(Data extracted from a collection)
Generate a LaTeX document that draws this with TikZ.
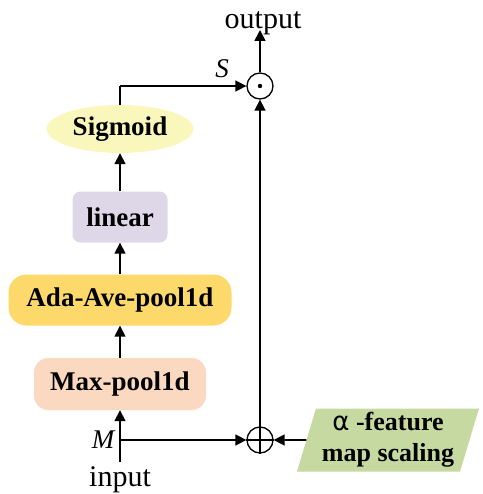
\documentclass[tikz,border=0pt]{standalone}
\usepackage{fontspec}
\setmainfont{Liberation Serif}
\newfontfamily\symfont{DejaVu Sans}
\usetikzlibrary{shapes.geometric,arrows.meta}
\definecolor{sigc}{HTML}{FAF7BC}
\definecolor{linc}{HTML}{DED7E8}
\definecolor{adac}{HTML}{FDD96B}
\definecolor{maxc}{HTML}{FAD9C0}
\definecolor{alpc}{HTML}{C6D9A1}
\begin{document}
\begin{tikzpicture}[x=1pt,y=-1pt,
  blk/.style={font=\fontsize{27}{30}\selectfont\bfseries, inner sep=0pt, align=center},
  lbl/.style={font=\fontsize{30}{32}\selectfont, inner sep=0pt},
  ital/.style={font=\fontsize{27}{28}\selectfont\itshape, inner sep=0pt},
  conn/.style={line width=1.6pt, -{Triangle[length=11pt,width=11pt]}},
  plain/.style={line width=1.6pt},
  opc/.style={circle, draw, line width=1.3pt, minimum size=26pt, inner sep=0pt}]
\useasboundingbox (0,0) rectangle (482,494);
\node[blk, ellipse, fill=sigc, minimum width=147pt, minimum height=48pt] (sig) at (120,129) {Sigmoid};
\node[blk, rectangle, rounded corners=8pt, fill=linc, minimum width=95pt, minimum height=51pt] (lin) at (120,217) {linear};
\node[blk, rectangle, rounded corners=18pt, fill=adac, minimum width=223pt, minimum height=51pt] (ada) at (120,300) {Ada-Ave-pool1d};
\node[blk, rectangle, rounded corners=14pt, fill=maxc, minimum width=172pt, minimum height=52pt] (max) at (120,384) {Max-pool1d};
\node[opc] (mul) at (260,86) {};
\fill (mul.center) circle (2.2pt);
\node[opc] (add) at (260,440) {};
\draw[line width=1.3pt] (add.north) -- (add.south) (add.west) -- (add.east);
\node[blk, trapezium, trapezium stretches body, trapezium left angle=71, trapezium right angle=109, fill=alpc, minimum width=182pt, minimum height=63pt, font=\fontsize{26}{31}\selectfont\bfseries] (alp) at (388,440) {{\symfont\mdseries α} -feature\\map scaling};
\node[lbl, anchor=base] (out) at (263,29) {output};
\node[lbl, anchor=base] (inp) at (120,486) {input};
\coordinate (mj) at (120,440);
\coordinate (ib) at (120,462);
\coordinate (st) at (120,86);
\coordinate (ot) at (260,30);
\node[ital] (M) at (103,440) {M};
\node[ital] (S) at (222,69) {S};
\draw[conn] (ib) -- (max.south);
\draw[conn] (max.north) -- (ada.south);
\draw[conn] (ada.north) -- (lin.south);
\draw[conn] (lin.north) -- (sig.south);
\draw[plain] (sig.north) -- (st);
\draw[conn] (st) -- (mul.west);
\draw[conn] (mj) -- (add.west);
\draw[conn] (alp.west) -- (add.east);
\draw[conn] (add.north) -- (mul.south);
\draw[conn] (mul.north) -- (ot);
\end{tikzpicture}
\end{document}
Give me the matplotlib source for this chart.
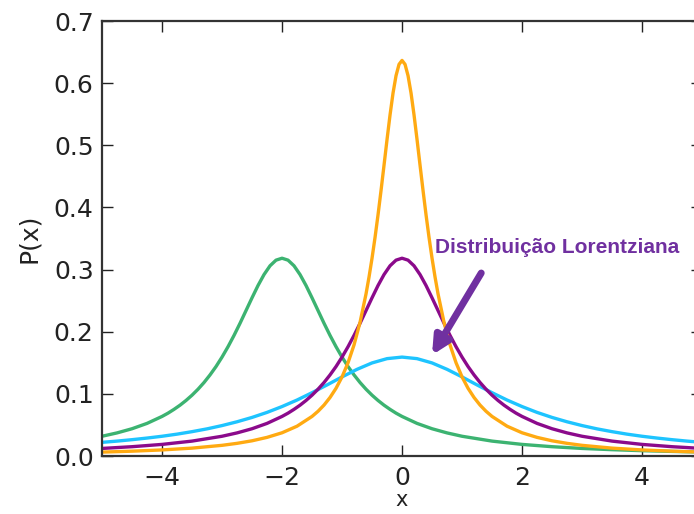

### INSTRUCTIONS FOR THE TASK
Skip the pictures, then retype every line above exactly.

### FINAL RESULT
Generate a LaTeX document that draws this with TikZ.
\documentclass[tikz,border=0pt]{standalone}
\usepackage{fontspec}
\setmainfont{Liberation Serif}
\newfontfamily\symfont{DejaVu Sans}
\usetikzlibrary{shapes.geometric,arrows.meta}
\definecolor{sigc}{HTML}{FAF7BC}
\definecolor{linc}{HTML}{DED7E8}
\definecolor{adac}{HTML}{FDD96B}
\definecolor{maxc}{HTML}{FAD9C0}
\definecolor{alpc}{HTML}{C6D9A1}
\begin{document}
\begin{tikzpicture}[x=1pt,y=-1pt,
  blk/.style={font=\fontsize{27}{30}\selectfont\bfseries, inner sep=0pt, align=center},
  lbl/.style={font=\fontsize{30}{32}\selectfont, inner sep=0pt},
  ital/.style={font=\fontsize{27}{28}\selectfont\itshape, inner sep=0pt},
  conn/.style={line width=1.6pt, -{Triangle[length=11pt,width=11pt]}},
  plain/.style={line width=1.6pt},
  opc/.style={circle, draw, line width=1.3pt, minimum size=26pt, inner sep=0pt}]
\useasboundingbox (0,0) rectangle (482,494);
\node[blk, ellipse, fill=sigc, minimum width=147pt, minimum height=48pt] (sig) at (120,129) {Sigmoid};
\node[blk, rectangle, rounded corners=8pt, fill=linc, minimum width=95pt, minimum height=51pt] (lin) at (120,217) {linear};
\node[blk, rectangle, rounded corners=18pt, fill=adac, minimum width=223pt, minimum height=51pt] (ada) at (120,300) {Ada-Ave-pool1d};
\node[blk, rectangle, rounded corners=14pt, fill=maxc, minimum width=172pt, minimum height=52pt] (max) at (120,384) {Max-pool1d};
\node[opc] (mul) at (260,86) {};
\fill (mul.center) circle (2.2pt);
\node[opc] (add) at (260,440) {};
\draw[line width=1.3pt] (add.north) -- (add.south) (add.west) -- (add.east);
\node[blk, trapezium, trapezium stretches body, trapezium left angle=71, trapezium right angle=109, fill=alpc, minimum width=182pt, minimum height=63pt, font=\fontsize{26}{31}\selectfont\bfseries] (alp) at (388,440) {{\symfont\mdseries α} -feature\\map scaling};
\node[lbl, anchor=base] (out) at (263,29) {output};
\node[lbl, anchor=base] (inp) at (120,486) {input};
\coordinate (mj) at (120,440);
\coordinate (ib) at (120,462);
\coordinate (st) at (120,86);
\coordinate (ot) at (260,30);
\node[ital] (M) at (103,440) {M};
\node[ital] (S) at (222,69) {S};
\draw[conn] (ib) -- (max.south);
\draw[conn] (max.north) -- (ada.south);
\draw[conn] (ada.north) -- (lin.south);
\draw[conn] (lin.north) -- (sig.south);
\draw[plain] (sig.north) -- (st);
\draw[conn] (st) -- (mul.west);
\draw[conn] (mj) -- (add.west);
\draw[conn] (alp.west) -- (add.east);
\draw[conn] (add.north) -- (mul.south);
\draw[conn] (mul.north) -- (ot);
\end{tikzpicture}
\end{document}
Give me the matplotlib source for this chart.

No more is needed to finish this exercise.